In order to feel angry or happy, a man must be in a certain posture, and in some kind of relationship to another being or object. That is, he must also move, sense, and think.
In order to sense–see, hear, or touch–a person must be interested, startled, or aware of some happening that involves him. That is, he must move, feel, and think.
In order to move, he must use at least one of his senses, consciously or unconsciously, which involves feeling and thinking.
When one of these elements of action becomes so minute as to almost disappear, existence itself may be endangered. It is difficult to survive for even brief periods without any movement at all. There is no life where a being is deprived of all senses. Without feeling, there is no drive to live; it is the feeling of suffocation that forces us to breathe. Without at least some minimum of reflex thought, even a beetle cannot live too long.
Changes become fixed as habits
In reality our self-image is never static. It changes from action to action, but these changes gradually become habits; that is, the actions take on a fixed, unchanging character.
Early in life, when the image is being established, the rate of change in the image is high; new forms of action that had only the previous day been beyond the child’s capacity are quickly achieved. The infant begins to see, for instance, a few weeks after birth; one day he will begin to stand, walk, and talk. The child’s own experiences, together with his biological inheritance, combine slowly to create an individual way of standing, walking, speaking, feeling, listening, and of carrying out all the other actions that give substance to human life. But while from a distance the life of one person appears to be very similar to that of any other, on close inspection they are entirely different. We must, then, use words and concepts in such a way that they will apply more or less equally to everyone.
How the self-image is formed
We confine ourselves, therefore, to examining in detail the motor part of the self-image. Instinct, feeling, and thought being linked with movement, their role in the creation of the self-image reveals itself together with that of movement.
The stimulation of certain cells in the motor cortex of the brain will activate a particular muscle. It is known today that the correspondence between the cells of the cortex and the muscles that they activate is neither absolute nor exclusive. Nevertheless, we may consider that there is sufficient experimental justification to assume that specific cells do activate specific muscles at least in basic, elementary movements.

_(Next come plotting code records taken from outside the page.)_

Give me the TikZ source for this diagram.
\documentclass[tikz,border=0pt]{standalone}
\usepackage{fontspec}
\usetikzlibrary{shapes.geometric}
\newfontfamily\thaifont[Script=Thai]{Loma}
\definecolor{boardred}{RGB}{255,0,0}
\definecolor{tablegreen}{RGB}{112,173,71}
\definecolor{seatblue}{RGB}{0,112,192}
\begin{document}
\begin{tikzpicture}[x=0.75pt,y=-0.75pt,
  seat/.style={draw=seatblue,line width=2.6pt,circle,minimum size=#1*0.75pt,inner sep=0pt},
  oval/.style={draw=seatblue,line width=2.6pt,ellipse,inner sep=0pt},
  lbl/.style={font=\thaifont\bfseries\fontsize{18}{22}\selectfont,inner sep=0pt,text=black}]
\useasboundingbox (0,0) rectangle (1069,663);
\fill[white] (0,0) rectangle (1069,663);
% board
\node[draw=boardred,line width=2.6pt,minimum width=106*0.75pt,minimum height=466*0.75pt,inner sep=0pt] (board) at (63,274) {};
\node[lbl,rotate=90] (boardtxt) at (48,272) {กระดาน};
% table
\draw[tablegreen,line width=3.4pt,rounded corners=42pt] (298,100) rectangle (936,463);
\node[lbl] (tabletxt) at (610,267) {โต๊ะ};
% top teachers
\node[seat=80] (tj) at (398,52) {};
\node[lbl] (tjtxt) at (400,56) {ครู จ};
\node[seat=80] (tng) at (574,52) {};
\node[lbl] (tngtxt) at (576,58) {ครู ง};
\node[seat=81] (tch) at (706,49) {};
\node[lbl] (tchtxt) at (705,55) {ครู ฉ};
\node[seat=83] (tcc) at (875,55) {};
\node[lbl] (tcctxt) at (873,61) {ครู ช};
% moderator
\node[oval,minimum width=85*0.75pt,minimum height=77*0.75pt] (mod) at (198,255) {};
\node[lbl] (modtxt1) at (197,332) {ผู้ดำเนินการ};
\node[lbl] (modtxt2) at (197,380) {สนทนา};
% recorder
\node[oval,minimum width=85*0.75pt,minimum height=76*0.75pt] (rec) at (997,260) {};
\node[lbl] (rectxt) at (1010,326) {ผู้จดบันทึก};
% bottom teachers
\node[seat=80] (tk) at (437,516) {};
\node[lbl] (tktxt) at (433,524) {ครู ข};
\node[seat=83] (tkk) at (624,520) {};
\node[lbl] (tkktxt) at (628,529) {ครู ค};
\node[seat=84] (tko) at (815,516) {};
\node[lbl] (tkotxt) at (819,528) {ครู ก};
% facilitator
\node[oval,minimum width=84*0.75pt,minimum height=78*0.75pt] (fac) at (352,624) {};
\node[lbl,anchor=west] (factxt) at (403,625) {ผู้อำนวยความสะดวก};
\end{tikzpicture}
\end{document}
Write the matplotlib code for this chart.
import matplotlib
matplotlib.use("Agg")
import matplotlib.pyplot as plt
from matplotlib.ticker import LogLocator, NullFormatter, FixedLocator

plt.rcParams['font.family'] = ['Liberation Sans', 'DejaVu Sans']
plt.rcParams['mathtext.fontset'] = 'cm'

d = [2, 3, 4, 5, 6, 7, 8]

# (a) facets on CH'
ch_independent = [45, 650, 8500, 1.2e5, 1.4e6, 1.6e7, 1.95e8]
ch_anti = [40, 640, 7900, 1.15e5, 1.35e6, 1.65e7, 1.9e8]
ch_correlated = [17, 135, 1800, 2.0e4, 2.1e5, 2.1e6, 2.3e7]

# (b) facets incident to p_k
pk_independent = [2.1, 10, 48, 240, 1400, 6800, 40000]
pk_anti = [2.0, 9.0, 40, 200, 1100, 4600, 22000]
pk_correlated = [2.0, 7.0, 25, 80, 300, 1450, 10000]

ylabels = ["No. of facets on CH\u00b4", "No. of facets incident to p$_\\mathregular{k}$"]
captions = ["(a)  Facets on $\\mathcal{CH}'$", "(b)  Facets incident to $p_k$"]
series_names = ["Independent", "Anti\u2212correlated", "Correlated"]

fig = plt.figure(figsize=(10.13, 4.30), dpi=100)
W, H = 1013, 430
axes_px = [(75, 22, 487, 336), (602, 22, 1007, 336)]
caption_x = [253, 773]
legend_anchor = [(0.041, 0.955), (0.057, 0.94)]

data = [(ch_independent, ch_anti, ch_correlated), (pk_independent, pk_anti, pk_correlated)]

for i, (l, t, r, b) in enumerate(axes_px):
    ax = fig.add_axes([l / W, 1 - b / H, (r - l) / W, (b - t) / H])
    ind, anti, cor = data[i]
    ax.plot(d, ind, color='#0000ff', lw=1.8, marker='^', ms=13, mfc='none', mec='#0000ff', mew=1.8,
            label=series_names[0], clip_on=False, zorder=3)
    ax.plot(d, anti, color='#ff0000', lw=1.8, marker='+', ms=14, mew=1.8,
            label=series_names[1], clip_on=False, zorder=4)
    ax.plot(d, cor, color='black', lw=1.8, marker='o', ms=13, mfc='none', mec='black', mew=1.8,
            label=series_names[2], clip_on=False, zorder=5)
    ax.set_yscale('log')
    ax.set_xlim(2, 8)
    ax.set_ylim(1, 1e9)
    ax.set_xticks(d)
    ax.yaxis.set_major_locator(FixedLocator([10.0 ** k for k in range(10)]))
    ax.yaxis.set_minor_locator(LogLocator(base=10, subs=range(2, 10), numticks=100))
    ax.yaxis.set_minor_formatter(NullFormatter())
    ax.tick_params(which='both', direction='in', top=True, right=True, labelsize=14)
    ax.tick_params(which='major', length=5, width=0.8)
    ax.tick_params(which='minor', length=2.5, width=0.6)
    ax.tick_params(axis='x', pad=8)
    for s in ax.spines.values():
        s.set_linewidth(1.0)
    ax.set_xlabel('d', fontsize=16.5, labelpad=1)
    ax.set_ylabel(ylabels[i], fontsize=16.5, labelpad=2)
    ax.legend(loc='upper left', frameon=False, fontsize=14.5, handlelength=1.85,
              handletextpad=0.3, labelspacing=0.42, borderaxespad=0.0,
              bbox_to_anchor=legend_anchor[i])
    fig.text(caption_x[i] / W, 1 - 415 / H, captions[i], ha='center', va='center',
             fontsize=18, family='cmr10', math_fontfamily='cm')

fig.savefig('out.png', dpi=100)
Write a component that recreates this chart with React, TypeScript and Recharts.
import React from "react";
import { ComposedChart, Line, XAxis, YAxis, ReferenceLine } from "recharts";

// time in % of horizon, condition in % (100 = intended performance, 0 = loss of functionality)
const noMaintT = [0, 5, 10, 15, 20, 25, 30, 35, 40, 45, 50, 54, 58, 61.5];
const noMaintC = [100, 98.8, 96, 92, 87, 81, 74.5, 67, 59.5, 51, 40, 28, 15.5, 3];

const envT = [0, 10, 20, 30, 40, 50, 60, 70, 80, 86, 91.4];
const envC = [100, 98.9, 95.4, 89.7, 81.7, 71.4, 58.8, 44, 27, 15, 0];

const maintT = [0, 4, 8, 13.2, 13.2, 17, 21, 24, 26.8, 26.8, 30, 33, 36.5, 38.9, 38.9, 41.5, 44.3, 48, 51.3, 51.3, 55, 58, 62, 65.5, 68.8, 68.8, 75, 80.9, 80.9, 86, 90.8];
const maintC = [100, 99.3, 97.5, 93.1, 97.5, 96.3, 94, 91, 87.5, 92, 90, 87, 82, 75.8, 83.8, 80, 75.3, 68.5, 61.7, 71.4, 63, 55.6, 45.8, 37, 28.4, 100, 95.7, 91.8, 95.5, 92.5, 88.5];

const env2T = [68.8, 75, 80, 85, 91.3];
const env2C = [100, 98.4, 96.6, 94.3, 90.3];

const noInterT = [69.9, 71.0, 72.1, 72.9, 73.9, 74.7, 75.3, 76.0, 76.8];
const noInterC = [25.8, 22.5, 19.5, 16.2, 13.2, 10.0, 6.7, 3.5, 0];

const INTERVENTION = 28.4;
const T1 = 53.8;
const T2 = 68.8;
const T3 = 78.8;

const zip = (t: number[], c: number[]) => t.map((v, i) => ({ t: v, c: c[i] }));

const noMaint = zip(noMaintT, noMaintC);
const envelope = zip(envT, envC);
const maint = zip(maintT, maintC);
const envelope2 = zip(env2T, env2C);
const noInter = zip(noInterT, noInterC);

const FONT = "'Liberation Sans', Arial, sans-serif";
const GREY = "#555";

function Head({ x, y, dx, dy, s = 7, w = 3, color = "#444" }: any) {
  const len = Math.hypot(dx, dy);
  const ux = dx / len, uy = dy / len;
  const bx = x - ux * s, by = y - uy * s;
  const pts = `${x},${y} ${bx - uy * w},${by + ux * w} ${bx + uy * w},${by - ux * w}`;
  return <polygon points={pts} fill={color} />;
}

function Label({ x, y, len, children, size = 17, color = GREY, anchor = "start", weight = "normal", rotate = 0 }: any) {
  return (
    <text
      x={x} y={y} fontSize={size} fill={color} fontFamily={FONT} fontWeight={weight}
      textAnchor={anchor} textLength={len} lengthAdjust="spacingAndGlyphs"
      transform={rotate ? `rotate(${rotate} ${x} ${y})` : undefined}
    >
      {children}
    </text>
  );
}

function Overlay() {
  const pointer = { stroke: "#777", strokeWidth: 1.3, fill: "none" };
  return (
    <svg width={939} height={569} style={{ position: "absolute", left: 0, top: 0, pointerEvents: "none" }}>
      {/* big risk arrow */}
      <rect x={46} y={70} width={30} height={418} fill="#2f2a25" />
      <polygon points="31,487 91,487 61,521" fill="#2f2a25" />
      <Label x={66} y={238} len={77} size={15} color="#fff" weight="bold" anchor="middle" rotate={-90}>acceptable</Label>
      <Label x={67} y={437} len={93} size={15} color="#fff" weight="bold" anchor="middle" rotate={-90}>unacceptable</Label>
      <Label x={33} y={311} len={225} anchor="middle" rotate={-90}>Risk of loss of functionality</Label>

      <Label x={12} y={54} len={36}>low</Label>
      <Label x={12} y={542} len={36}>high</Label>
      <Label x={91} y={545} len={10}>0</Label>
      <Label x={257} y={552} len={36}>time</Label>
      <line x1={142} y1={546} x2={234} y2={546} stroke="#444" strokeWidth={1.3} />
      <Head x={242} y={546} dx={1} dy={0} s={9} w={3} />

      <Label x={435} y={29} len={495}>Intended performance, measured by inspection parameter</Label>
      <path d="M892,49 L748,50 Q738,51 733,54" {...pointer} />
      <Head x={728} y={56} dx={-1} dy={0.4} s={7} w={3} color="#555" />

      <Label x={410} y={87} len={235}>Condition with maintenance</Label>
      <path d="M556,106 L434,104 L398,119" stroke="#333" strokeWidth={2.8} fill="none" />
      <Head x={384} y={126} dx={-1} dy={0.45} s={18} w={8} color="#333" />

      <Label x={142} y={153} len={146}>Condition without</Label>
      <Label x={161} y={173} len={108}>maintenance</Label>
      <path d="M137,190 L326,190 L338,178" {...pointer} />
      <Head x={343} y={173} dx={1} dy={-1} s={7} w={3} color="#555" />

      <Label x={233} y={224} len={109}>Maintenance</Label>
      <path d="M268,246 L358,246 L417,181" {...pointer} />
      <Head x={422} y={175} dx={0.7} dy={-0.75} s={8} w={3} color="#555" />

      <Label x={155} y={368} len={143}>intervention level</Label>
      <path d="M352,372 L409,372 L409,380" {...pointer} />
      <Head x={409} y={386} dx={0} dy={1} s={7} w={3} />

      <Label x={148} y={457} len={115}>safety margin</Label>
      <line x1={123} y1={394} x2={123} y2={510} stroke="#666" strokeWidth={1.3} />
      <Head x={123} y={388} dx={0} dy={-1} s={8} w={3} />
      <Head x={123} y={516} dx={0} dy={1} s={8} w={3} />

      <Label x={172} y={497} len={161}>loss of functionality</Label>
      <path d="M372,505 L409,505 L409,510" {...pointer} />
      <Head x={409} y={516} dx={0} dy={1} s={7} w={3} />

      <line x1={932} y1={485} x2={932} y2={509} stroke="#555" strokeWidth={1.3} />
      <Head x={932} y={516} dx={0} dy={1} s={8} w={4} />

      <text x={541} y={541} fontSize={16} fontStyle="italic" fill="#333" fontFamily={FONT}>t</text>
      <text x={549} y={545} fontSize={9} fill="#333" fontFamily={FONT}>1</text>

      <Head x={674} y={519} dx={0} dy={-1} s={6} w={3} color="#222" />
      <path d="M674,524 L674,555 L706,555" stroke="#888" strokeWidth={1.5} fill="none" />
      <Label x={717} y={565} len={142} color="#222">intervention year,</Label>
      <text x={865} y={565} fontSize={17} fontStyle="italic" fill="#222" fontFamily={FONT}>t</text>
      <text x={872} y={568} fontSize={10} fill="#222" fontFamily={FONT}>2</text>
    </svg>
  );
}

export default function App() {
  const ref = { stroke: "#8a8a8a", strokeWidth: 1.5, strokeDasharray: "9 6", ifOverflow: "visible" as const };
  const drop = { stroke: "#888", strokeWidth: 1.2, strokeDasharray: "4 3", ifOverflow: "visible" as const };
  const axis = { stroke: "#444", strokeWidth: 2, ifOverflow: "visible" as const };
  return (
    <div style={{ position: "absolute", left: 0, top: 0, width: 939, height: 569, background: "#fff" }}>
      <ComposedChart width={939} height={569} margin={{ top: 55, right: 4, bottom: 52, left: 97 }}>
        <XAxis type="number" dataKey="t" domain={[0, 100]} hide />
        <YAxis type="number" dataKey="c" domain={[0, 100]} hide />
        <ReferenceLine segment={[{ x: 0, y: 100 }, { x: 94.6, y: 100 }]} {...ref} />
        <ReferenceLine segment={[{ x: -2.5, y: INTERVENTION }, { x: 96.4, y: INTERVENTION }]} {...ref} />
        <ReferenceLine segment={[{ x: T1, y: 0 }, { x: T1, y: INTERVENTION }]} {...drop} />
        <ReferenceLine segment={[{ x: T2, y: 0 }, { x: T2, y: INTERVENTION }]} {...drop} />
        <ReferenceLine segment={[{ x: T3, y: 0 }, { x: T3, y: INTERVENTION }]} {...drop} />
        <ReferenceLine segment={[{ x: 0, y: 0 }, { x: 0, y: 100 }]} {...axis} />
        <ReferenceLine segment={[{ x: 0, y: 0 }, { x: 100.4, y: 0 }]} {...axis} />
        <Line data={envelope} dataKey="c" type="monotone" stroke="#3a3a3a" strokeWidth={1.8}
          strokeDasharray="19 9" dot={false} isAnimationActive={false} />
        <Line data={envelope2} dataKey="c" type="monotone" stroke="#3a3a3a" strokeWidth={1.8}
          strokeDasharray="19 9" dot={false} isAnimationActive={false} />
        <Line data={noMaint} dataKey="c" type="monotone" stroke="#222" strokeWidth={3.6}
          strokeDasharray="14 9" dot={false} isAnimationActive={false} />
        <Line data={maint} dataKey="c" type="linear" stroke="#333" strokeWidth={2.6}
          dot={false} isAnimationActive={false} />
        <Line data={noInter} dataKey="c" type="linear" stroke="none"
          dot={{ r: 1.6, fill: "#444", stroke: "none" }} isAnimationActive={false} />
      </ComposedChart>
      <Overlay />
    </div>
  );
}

Individual and social action
The newborn human can perform practically nothing of what he will carry out as an adult in human society, but he can do almost everything the adult can do as an individual. He can breathe, eat, digest and eliminate, and his body can organize all the biological and physiological processes except the sexual act — and this may be considered a social process in the adult, for it takes place between two persons. In the beginning, sexual activity remains confined to the individual sphere. It is now widely accepted that adult sexuality develops from early self-sexuality. This approach makes it possible to explain inadequacies in this field as a failure in the development of the individual toward full social sexuality.
Contact with the external world
The infant’s contact with the external world is established mainly through the lips and mouth; through these he recognizes his mother. He will use his hands to fumble and assist the work of his mouth and lips, and will know by touch what he already knows through his lips and mouth. From here he will gradually progress to the discovery of other parts of his body and their relationship to each other, and through them his first notions of distance and volume. The discovery of time begins with the coordinating of processes of breathing and swallowing, both of which are connected with movements of the lips, mouth, jaw, nostrils, and the surrounding area.